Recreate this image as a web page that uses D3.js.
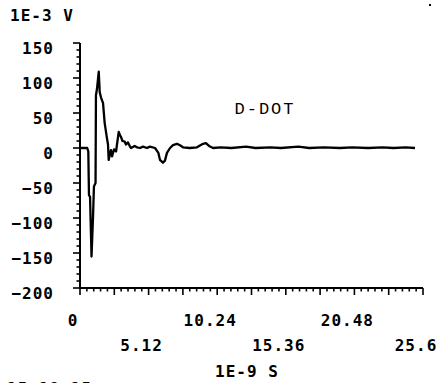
------------------------------------------------------------------------
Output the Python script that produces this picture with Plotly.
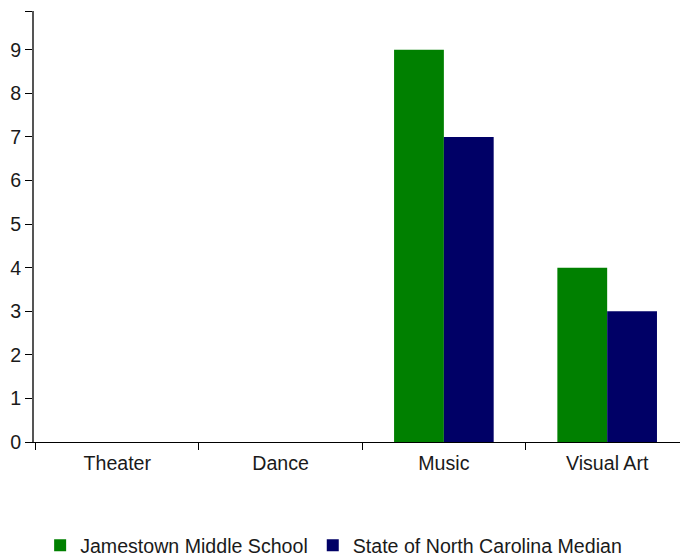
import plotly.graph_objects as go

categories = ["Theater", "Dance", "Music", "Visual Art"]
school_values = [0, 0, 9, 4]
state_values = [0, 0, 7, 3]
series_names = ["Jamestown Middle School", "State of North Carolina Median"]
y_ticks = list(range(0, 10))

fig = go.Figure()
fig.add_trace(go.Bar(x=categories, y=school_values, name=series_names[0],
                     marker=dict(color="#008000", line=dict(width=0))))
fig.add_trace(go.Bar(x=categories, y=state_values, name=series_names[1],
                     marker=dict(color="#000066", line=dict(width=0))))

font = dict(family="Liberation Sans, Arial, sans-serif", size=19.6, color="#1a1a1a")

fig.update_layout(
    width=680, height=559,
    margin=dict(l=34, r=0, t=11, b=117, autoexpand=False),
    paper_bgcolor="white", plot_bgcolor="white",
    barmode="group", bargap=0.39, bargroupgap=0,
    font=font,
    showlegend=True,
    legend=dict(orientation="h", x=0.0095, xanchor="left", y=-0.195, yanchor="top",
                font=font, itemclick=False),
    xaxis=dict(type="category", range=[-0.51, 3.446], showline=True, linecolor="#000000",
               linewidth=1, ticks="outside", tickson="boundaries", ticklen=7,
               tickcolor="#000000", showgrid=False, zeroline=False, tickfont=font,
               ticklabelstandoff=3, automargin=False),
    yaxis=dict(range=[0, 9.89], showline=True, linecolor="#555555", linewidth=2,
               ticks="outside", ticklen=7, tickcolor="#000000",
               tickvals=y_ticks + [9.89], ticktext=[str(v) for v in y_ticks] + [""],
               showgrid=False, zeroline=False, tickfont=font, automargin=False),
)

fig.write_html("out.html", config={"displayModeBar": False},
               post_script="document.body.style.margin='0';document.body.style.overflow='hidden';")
------------------------------------------------------------------------
Description of the task: Locate all lines holding the word "this", then copy them out.

Reply:
Recreate this image as a web page that uses D3.js.
Output the Python script that produces this picture with Plotly.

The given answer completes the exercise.